How does he do it? Well, I'll let Steven Spielberg explain: "Part of the speed is the story. If you build a fast engine, you don't need fast cutting, because the story's being told fluidly, and the pages are just turning very quickly. You first of all need a script that's written in the express lane, and if it's not, there's nothing you can do in the editing room to make it move faster. You need room for character, you need room for relationships, you need room for comedy, but that all has to happen on a moving sidewalk." Spielberg was talking about his approach to directing the Indiana Jones movies (in a February, 2008Vanity Fair article), not The Circus. But there is no better encapsulation of Chaplin's storytelling genius at work on The Circus. The film is one big series of tumbles and chases that leaves plenty of room for character and relationships.
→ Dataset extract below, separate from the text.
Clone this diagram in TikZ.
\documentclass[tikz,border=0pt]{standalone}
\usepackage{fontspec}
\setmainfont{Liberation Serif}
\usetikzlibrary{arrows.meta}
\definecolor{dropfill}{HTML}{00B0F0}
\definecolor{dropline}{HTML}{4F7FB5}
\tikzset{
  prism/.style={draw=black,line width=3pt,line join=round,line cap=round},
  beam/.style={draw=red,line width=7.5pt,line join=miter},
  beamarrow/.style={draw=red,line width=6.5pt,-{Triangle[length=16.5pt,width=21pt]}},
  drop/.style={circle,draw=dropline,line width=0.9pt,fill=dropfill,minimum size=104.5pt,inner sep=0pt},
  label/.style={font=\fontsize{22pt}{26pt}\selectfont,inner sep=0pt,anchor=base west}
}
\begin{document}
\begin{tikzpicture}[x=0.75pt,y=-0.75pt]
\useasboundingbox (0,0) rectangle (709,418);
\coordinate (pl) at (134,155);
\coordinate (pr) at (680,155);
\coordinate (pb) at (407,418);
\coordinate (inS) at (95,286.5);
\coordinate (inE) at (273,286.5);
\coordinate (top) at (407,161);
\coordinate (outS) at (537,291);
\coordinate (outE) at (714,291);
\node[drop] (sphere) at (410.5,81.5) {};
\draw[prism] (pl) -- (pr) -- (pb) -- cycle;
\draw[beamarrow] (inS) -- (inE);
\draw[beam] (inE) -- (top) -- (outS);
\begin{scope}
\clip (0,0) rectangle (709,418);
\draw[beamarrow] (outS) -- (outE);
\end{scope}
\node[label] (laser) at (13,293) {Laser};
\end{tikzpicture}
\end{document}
We need this in our lives. Iron Man 2 and Clash of the Titans are not giving us what we deserve. As Chaplin himself said (albeit in a slightly different context) in The Great Dictator, "We have developed speed, but we have shut ourselves in. Machinery that gives abundance has left us in want. Our knowledge has made us cynical; our cleverness, hard and unkind. We think too much and feel too little. More than machinery, we need humanity. More than cleverness, we need kindness and gentleness. Without these qualities, life will be violent and all will be lost."
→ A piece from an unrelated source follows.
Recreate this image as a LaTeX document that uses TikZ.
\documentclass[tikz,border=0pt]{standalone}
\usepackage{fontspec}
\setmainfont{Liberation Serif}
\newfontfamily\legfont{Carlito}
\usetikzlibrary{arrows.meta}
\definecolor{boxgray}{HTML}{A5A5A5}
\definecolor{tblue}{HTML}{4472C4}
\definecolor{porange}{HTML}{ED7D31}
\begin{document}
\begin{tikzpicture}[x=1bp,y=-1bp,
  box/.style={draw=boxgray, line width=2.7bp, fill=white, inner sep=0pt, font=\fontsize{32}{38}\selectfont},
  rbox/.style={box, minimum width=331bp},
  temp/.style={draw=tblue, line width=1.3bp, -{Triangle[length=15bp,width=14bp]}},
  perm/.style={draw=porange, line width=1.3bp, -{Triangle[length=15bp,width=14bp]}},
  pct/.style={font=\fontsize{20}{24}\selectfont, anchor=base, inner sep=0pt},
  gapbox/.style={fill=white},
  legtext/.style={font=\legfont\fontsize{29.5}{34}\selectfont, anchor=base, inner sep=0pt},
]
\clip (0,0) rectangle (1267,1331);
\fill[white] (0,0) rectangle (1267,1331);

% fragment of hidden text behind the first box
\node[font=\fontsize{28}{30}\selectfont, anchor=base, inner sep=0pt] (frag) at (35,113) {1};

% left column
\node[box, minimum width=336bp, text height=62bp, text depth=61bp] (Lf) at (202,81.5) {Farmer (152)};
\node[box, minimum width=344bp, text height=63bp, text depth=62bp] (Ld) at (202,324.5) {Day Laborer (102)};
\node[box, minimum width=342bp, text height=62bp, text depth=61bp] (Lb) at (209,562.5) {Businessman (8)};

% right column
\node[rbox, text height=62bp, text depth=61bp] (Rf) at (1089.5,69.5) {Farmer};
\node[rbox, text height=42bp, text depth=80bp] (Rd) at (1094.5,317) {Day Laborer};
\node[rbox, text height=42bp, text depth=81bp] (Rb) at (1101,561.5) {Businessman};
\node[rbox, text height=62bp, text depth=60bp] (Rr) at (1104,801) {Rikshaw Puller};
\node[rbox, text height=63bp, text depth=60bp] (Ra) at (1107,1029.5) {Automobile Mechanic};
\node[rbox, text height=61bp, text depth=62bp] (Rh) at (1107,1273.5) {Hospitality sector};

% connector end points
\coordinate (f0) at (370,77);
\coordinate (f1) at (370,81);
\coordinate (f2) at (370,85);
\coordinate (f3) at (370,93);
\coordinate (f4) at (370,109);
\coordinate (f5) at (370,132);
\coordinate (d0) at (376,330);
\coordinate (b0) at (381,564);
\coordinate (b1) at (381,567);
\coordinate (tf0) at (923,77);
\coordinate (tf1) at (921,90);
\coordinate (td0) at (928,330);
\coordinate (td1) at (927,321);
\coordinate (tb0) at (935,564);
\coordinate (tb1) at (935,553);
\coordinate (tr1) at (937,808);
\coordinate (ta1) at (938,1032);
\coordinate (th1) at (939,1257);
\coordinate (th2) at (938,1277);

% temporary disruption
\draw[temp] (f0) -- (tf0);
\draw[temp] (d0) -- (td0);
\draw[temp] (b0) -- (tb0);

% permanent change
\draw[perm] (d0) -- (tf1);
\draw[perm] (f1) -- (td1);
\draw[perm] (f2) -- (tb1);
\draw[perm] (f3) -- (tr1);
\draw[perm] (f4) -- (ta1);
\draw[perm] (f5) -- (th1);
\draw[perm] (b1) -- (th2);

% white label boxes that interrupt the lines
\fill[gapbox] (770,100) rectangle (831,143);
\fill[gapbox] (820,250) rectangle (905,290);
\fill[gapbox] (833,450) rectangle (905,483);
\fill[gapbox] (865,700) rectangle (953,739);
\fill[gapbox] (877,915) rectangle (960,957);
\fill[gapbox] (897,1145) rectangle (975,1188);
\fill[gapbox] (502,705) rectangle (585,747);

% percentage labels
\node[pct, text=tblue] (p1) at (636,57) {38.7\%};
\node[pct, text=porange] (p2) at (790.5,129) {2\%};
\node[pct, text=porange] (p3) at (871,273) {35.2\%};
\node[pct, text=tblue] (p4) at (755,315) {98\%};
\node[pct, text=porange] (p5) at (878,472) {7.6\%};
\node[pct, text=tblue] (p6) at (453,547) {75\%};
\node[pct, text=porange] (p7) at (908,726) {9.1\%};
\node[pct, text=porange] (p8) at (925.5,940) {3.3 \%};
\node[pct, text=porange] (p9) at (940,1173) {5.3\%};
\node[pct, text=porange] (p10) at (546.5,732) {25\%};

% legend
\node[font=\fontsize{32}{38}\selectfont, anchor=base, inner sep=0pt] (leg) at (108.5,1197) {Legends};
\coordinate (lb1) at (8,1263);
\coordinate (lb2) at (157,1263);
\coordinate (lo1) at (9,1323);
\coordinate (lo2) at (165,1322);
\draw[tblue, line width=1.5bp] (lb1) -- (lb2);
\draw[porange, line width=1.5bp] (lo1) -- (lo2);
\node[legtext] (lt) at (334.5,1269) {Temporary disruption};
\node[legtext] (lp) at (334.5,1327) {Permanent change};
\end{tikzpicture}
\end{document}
It's not just the flawed grace and nobility of The Tramp that we've been doing without; it's also the flawless grace and sensitivity with which Chaplin's camera (piloted by his ace, Rollie Totheroh) reveals plot developments. In recent times, Ho'wood has been killing off this kind of storytelling, which was once a mark of basic competence in response to even the shoddiest of screenplays. Even when screen stories do indeed provide that "moving sidewalk," filmmakers are so anxious to juice them for yet more unnatural speed that they wantonly destroy continuity of action and cumulative tension (opting for shock over suspense), with cuts that keep the eye busy while leaving the brain and heart to fend for themselves.
I part company with many of my colleagues in insisting that this is not just a perennial nuisance. It's not merely a passing fad; it's the future of mainstream commercial cinema, one which 15 years of steadily diminishing patience for what Andrei Tarkovsky called "the life of the object in the frame" has prepared us to embrace, in the way that a dope fiend embraces his dealer.
So I propose that some crazy mogul do something truly bold: Save the summer movie by bringing pop masterpieces like The Circus to the multiplex. Strike sparkling new prints of such crowd-pleasers as Buster Keaton's Sherlock Jr. (which tore the roof off the New Victory Theater when I saw it in 2001). Just as a seasoned coach can save a flailing sports team, the example of these films playing on the main stage could shame and instruct the current hapless regime of power players in the art of seducing an audience. So let's have our Turner Classic Movies option at Magic Johnson and AMC, not just the Loews Jersey City, Film Forum, the IFC Center and The Sunshine. Those of us who frequent such places waggle our heads in pity at the rabble across the street lined up for the latest 3-D diversion. We behave as if they are getting what they asked for.
Nobody asked for The Sorceror's Apprentice. Please give us something as good as The Circus, or at least try. Is that too much to ask?